• **THE EXERCISE**: Exactly the lines from the first line of the records to the line holding "5.75, 6.15, 6.30]" should be duplicated, and nothing more; pictures stay out.

(Figure scripts)
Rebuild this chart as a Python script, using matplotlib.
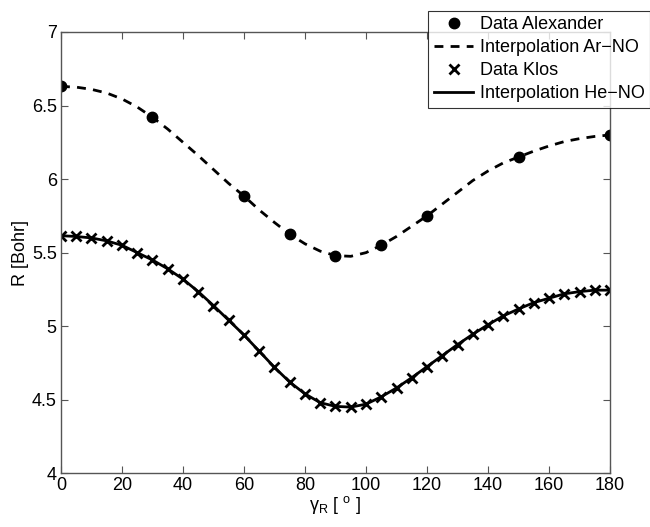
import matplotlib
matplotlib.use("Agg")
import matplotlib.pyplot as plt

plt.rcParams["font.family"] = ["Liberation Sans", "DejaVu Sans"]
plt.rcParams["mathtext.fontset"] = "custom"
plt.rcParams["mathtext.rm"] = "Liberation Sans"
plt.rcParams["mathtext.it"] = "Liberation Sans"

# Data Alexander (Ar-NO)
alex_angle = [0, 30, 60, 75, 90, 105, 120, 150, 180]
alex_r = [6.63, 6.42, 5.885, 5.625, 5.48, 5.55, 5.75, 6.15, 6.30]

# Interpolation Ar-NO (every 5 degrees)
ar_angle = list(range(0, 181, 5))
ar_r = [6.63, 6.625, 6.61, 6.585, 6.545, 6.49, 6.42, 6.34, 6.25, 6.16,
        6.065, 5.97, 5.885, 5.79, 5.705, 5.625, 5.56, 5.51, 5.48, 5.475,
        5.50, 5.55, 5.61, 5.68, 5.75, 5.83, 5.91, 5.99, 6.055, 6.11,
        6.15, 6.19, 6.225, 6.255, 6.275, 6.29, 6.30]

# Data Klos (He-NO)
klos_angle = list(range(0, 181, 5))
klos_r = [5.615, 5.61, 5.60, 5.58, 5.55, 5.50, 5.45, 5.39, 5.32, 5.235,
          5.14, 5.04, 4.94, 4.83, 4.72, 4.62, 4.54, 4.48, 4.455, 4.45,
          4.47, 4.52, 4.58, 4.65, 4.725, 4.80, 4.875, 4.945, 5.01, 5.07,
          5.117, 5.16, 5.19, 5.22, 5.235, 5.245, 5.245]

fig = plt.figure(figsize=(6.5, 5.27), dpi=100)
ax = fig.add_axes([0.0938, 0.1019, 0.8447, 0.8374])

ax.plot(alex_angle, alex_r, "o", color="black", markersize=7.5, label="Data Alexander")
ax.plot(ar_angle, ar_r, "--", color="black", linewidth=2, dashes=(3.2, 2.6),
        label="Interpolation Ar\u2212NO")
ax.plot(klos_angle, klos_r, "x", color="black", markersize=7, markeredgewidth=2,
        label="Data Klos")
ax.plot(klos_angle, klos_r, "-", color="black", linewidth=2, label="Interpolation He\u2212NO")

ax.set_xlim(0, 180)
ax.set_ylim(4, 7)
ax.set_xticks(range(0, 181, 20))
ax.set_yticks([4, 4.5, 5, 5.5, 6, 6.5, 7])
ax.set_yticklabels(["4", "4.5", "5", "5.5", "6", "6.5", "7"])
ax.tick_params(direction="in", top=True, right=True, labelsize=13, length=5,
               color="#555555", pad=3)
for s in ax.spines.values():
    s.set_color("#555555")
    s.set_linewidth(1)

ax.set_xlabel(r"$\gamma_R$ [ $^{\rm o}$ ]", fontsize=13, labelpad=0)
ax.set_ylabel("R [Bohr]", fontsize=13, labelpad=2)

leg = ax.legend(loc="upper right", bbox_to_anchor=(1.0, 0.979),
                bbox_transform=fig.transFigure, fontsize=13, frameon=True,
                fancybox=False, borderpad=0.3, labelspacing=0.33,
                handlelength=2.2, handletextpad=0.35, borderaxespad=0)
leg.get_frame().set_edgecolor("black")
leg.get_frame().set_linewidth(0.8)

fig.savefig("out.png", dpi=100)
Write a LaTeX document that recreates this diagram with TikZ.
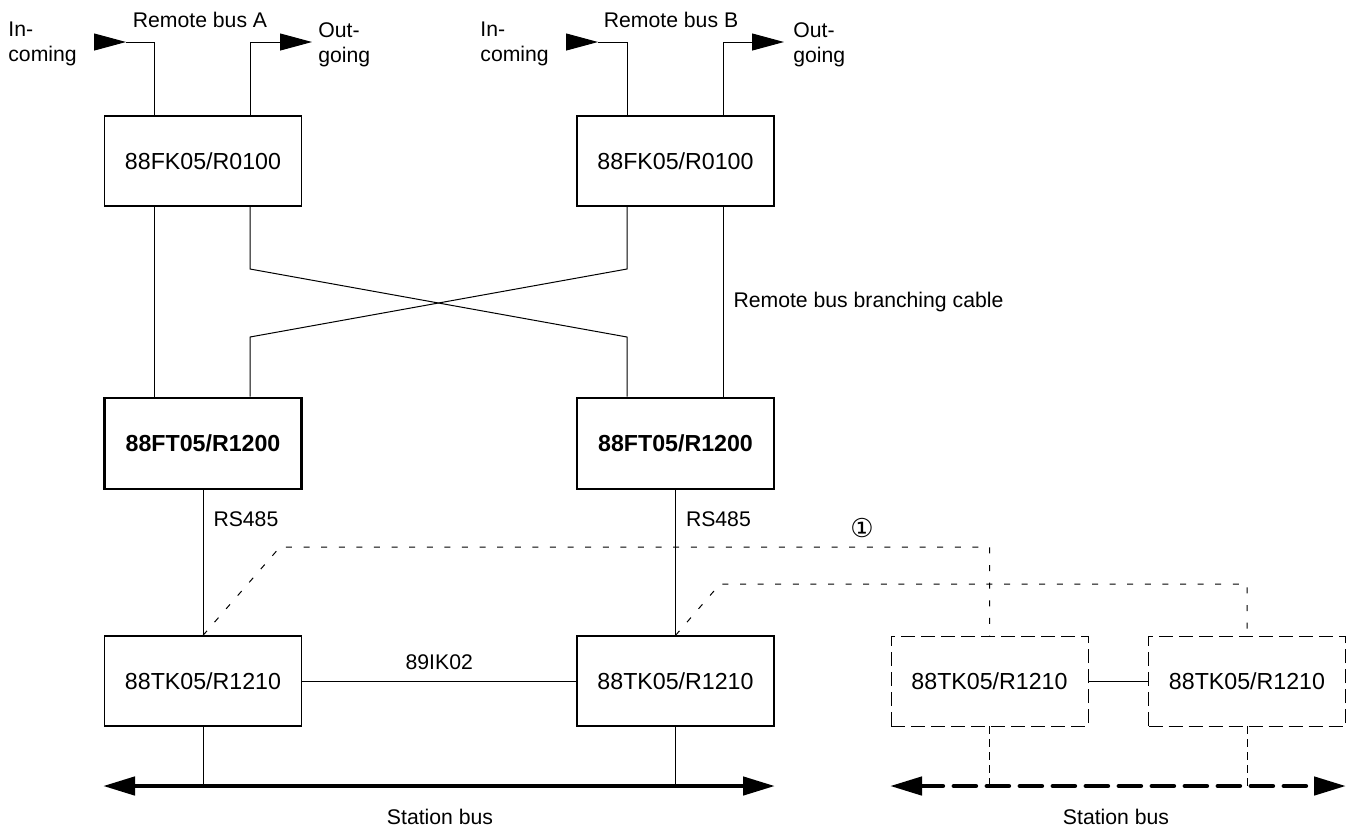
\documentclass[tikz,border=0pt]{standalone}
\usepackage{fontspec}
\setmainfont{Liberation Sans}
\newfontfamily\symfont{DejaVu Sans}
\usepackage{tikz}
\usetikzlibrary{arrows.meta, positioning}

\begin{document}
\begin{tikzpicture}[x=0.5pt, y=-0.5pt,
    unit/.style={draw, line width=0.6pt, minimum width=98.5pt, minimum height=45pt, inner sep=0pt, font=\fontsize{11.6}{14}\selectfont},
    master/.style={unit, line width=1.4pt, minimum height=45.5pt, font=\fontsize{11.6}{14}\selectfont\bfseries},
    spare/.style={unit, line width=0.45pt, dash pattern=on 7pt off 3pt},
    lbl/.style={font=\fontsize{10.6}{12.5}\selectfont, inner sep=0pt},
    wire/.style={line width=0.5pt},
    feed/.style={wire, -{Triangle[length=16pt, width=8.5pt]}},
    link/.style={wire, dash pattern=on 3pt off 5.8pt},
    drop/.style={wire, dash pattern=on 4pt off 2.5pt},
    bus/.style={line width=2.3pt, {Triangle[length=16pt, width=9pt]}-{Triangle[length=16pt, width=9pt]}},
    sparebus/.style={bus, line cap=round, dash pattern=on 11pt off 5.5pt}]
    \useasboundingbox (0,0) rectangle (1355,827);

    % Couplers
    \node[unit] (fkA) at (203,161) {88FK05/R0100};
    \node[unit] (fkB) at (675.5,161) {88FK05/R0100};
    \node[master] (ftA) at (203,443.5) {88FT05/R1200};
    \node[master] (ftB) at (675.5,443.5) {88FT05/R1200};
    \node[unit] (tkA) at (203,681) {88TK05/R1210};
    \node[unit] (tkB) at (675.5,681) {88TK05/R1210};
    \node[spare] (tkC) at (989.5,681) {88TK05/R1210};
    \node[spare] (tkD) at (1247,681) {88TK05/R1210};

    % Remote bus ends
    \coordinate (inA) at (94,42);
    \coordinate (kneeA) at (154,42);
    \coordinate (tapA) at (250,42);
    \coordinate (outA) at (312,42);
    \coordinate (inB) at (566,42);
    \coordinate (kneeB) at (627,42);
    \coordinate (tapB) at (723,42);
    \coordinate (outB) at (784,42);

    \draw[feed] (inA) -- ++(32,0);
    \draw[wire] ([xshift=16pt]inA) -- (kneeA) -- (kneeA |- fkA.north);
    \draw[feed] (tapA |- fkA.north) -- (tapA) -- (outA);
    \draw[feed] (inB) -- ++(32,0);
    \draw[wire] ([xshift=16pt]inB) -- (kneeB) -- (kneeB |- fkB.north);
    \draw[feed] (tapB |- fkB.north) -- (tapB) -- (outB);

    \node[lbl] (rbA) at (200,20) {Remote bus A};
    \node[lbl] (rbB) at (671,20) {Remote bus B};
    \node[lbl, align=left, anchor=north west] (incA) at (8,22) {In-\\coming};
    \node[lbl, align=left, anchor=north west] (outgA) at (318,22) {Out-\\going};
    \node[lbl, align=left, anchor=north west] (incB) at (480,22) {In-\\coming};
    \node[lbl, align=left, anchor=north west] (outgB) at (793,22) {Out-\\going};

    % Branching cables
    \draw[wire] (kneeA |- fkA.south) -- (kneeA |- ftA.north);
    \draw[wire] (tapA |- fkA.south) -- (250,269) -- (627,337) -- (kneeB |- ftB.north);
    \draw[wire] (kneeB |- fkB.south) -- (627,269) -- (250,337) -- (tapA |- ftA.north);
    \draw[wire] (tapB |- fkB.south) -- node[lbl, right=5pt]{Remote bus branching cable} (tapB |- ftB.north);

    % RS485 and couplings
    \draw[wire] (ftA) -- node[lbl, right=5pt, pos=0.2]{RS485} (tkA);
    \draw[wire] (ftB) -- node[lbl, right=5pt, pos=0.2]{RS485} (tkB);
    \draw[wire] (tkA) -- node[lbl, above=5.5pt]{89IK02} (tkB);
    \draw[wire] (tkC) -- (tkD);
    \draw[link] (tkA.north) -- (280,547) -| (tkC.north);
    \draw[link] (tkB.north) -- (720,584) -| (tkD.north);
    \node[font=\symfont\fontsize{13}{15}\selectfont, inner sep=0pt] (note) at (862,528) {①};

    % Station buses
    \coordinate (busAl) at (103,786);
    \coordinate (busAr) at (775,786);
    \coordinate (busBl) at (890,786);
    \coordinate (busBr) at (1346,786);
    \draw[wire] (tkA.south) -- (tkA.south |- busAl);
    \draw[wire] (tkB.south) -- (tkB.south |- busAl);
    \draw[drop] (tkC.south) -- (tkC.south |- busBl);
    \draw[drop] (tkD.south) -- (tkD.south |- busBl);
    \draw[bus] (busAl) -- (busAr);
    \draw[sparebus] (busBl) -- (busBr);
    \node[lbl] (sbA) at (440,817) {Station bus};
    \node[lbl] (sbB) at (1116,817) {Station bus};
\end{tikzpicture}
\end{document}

• **RESPONSE TO THIS TASK**:
Rebuild this chart as a Python script, using matplotlib.
import matplotlib
matplotlib.use("Agg")
import matplotlib.pyplot as plt

plt.rcParams["font.family"] = ["Liberation Sans", "DejaVu Sans"]
plt.rcParams["mathtext.fontset"] = "custom"
plt.rcParams["mathtext.rm"] = "Liberation Sans"
plt.rcParams["mathtext.it"] = "Liberation Sans"

# Data Alexander (Ar-NO)
alex_angle = [0, 30, 60, 75, 90, 105, 120, 150, 180]
alex_r = [6.63, 6.42, 5.885, 5.625, 5.48, 5.55, 5.75, 6.15, 6.30]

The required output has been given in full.